Madness In March: Tariffs Tip Off Market Volatility
Published April 11, 2025
After a strong start to the year, equity markets hit major turbulence in March, mirroring the unexpected upsets in the annual college basketball tournaments known as “March Madness.” New trade policies introduced by the Trump administration rattled investors. The S&P 500 fell 6 percent, the Nasdaq dropped 8.5 percent, and the Dow Jones Industrial Average slipped 4.3 percent for the month. Then the S&P 500, a broad market measure, dropped another 11 percent in the first week and a half of April. On April 2, “Liberation Day,” Trump announced tariffs on our primary trading partners, and the draconian measures were speedily matched in angry retaliation.
The market downturn was in response to the administration’s announcement of these sweeping new tariffs under the banner of “reciprocity.” The explanation was that they were designed to narrow America’s trade deficits with various trading partners, irrespective of whether those countries were charging high import tariffs. Markets, which dislike uncertainty, reacted predictably by repricing stocks lower, thereby reducing risk in an environment where global trade relationships are being rewritten.
Consider the humble coffee maker. When a 25 percent tariff hits imported kitchen appliances, the $80 wholesale cost to your local retailer suddenly jumps to $100. The retail cost then increases from $120 to perhaps $134. But the story doesn’t end there.

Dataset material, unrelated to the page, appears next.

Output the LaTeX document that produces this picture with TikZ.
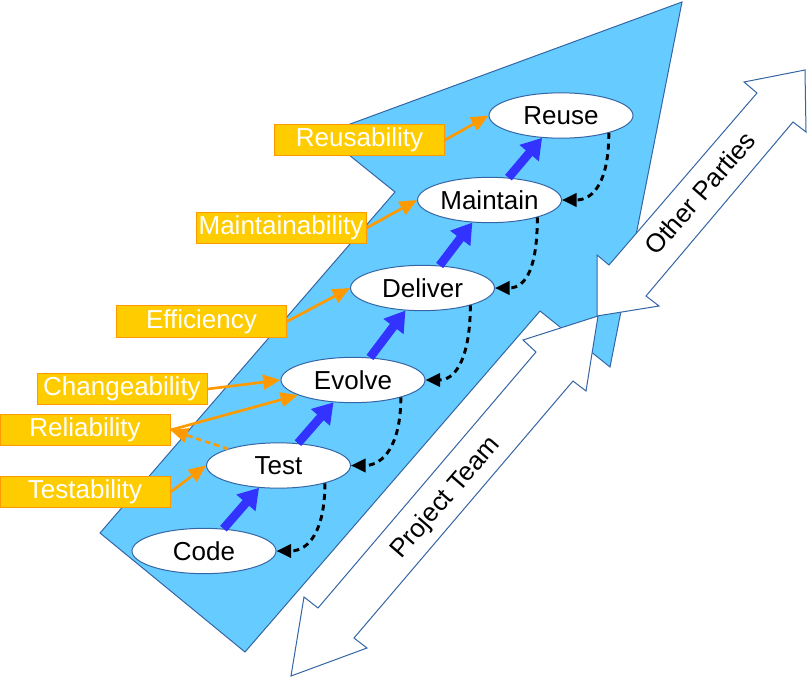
\documentclass[tikz,border=0pt]{standalone}
\usepackage{fontspec}
\setmainfont{Liberation Sans}
\usetikzlibrary{shapes.geometric,arrows.meta}

\definecolor{sky}{HTML}{66CCFF}
\definecolor{edge}{HTML}{3465A4}
\definecolor{gold}{HTML}{FFCC00}
\definecolor{amber}{HTML}{FF9900}
\definecolor{royal}{HTML}{3333FF}

\newcommand{\figfont}{\fontsize{19.5}{23}\selectfont}

\tikzset{every picture/.style={line width=0.75pt}}
\tikzset{
  stage/.style={ellipse, draw=edge, fill=white, minimum width=108pt, minimum height=34pt, inner sep=0pt, font=\figfont},
  quality/.style={rectangle, draw=amber, fill=gold, text=white, minimum width=127.5pt, minimum height=23.5pt, inner sep=0pt, font=\figfont},
  flow/.style={royal, line width=6.5pt, -{Triangle[length=15pt,width=18pt]}},
  loopback/.style={black, line width=2.2pt, dash pattern=on 4.5pt off 3.5pt, -{Triangle[length=11pt,width=10pt]}},
  hint/.style={amber, line width=2pt, -{Triangle[length=13pt,width=11pt]}},
  team/.style={draw=edge, fill=white, line width=0.75pt},
}

\begin{document}
\begin{tikzpicture}[x=0.75pt,y=0.75pt,yscale=-1,xscale=1]
\useasboundingbox (0,0) rectangle (807,678);

% big arrow
\draw [draw=edge, fill=sky] (682,2) -- (323,134) -- (395,192) -- (100,533) -- (245,652) -- (540,311) -- (610,367) -- cycle;

% double arrows
\draw [team] (598,316) -- (523,340) -- (536,352) -- (318,608) -- (304,597) -- (291,676) -- (367,648) -- (354,638) -- (573,381) -- (586,391) -- cycle;
\draw [team] (805,70) -- (744,82) -- (757,93) -- (609,265) -- (597,255) -- (597,316) -- (659,306) -- (646,296) -- (793,122) -- (806,132) -- cycle;

\draw (446,498) node [rotate=49, font=\figfont] (team) {Project Team};
\draw (700,193) node [rotate=49, font=\figfont] (parties) {Other Parties};

% stages
\draw (204,551) node [stage] (code) {Code};
\draw (278.5,465.5) node [stage] (test) {Test};
\draw (353,380) node [stage] (evolve) {Evolve};
\draw (422.5,288) node [stage] (deliver) {Deliver};
\draw (489.5,200) node [stage] (maintain) {Maintain};
\draw (561,115.5) node [stage] (reuse) {Reuse};

\draw [flow] (code) -- (test);
\draw [flow] (test) -- (evolve);
\draw [flow] (evolve) -- (deliver);
\draw [flow] (deliver) -- (maintain);
\draw [flow] (maintain) -- (reuse);

\draw [loopback] (reuse.-20) .. controls +(0,48) and +(32,0) .. (maintain.east);
\draw [loopback] (maintain.-20) .. controls +(0,48) and +(32,0) .. (deliver.east);
\draw [loopback] (deliver.-20) .. controls +(0,48) and +(32,0) .. (evolve.east);
\draw [loopback] (evolve.-20) .. controls +(0,48) and +(32,0) .. (test.east);
\draw [loopback] (test.-21) .. controls +(0,48) and +(32,0) .. (code.east);

% qualities
\draw (359.5,140) node [quality] (reusab) {Reusability};
\draw (281,228) node [quality] (maintab) {Maintainability};
\draw (201.5,321.5) node [quality] (effic) {Efficiency};
\draw (122,389) node [quality] (changeab) {Changeability};
\draw (85,430) node [quality] (reliab) {Reliability};
\draw (85,492) node [quality] (testab) {Testability};

\draw [hint] (reusab.east) -- (reuse.west);
\draw [hint] (maintab.east) -- (maintain.west);
\draw [hint] (effic.east) -- (deliver.west);
\draw [hint] (changeab.east) -- (evolve.west);
\draw [hint] (reliab.east) -- (evolve);
\draw [hint, dash pattern=on 4pt off 3pt] (test) -- (reliab.east);
\draw [hint] (testab.east) -- (test.west);

\end{tikzpicture}
\end{document}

The coffee maker company, facing declining sales, cuts costs to survive. It delays developing the new model and cancels the expansion of its distribution center, putting 50 new jobs on hold indefinitely. Meanwhile, companies that make complementary products – specialty coffee, filters, cleaning supplies – see their sales decline. Even the trucking companies that transport these goods see a […]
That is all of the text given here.